Après avoir vanté sa stratégie de diversification et chanté ses louanges pendant des années, le consensus des analystes tourne soudainement casaque : toujours à voler dans le sens du vent, le voici qui annonce désormais des lendemains difficiles. 

Il est vrai que la demande ralentit tant en Chine qu’aux Etats-Unis, début de récession oblige ; et qu’à force de proliférer, la marque-phare du groupe, Louis Vuitton, a quelque peu perdu de son exclusivité, ce qui conduit certains observateurs à craindre pour elle un scénario à la Gucci ou à la Burberry.

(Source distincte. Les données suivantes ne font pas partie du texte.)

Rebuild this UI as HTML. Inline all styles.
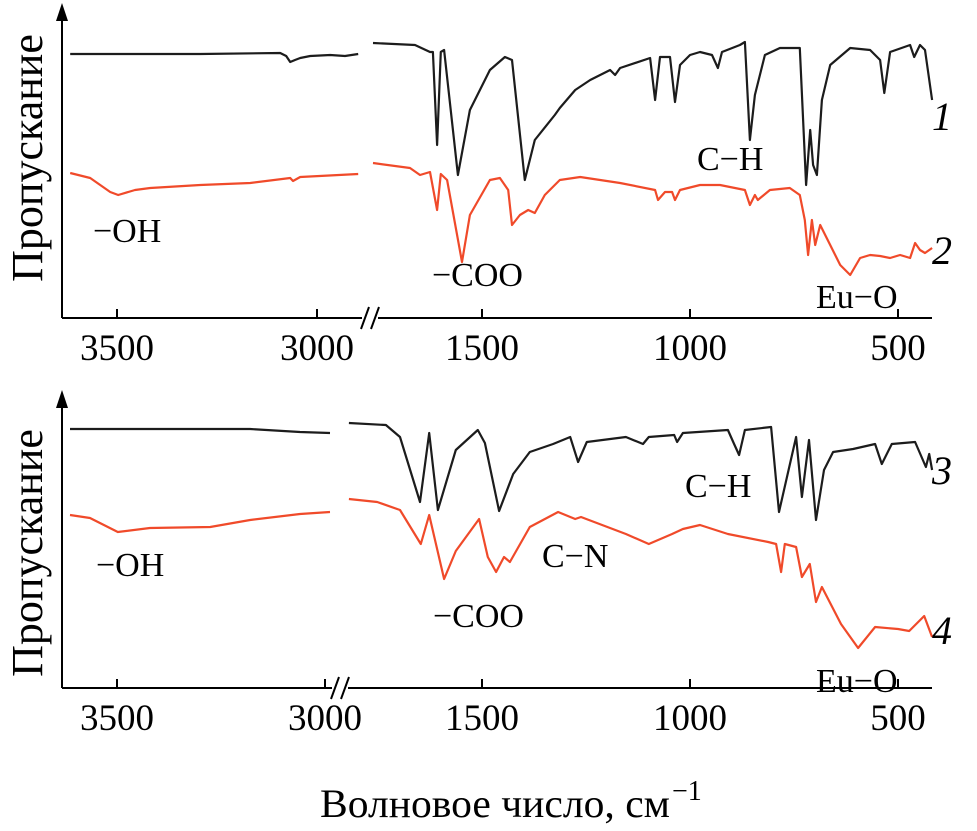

LVMH est par ailleurs la cible d’une agitation croissante sur les réseaux sociaux. Hausses de prix continues mais perçues comme illégitimes face à une qualité qui baisse ; marketing souvent qualifié de « toxique » — notamment outre-Atlantique — tant il joue sur l’apparat et s’adjoint les services d’ambassadeurs parfois controversés ; etc.

Le changement de perception des investisseurs est bien réel, comme le montre l’évolution du cours du titre depuis quelques mois. Le marché anticipe-t-il une chute de Louis Vuitton de son piédestal ? C’est ce que semble signaler la capitalisation boursière de LVMH, passée récemment sous celle de son nemesis Hermès.

C’est que le groupe contrôlé par la famille Dumas, lui, poursuit son sans-fautes. Monomarque et authentiquement « exclusif », il annonçait ce matin des ventes en hausse de 9% sur le premier trimestre 2025. Manifestement invulnérable à la conjoncture, du moins pour l’instant, ses affaires restent bonnes tant en Chine qu’aux Etats-Unis. Voir à ce sujet Hermès : Le roi et sa couronne

Si tous ces sujets d’inquiétude sont bien réels, les fondamentaux de LVMH restent bons, et son historique à dix ans à couper le souffle. Le groupe, rappelons-le, a vu son chiffre d’affaires croître à un rythme annualisé de 10.1% sur la dernière décennie — ce qui n’est pas peu de choses vu le niveau d’où il est parti.

Sur la période, son profit a triplé et la distribution de dividendes quadruplé — sans même évoquer les rachats d’actions, modestes en montants et pour le coup assez mal séquencés puisque réalisés aux plus-hauts. Le cycle a par ailleurs été marqué par une superbe prise de guerre avec l’acquisition de Tiffany. 

Sur le premier trimestre 2025, le segment mode et maroquinerie — qui représente la moitié des ventes — baisse bel et bien, mais de seulement 4%. L'ambiance est morose ailleurs, mais pas catastrophique non plus ; la croissance est nulle ou atone sur les segments distribution, joaillerie et parfumerie, qui pris ensemble représentent 44% des ventes.

C’est le segment vins et spiritueux — le moins stratégique donc — qui n’en finit pas d’accuser le coup, avec une chute des ventes de 8% dans la droite lignée de sa contre-performance de l’année dernière à la même époque. Le secteur reste en proie à de sérieuses difficultés, ce qui ne présage rien de bon pour les prochains résultats de concurrents comme Diageo, Campari, Rémy Cointreau ou Pernod Ricard.

Pour la première fois depuis fort longtemps — depuis la crise de l'euro — la valorisation de LVMH repasse très nettement sous le seuil de vingt fois les profits. Le marché, on le voit, traite encore le groupe avec certains égards, et reste encore loin de jeter l’éponge.

Ce n’est par ailleurs pas la première tempête qu’affronte le paquebot commandé par Bernard Arnault. Ce qui ne veut pas dire que le risque est pris à la légère au siège de l’avenue Montaigne, comme le prouve la réorganisation de son état-major et la rumeur d’une séparation de Moët Hennessy qui enfle depuis la nomination du directeur financier du groupe à la tête de la filiale.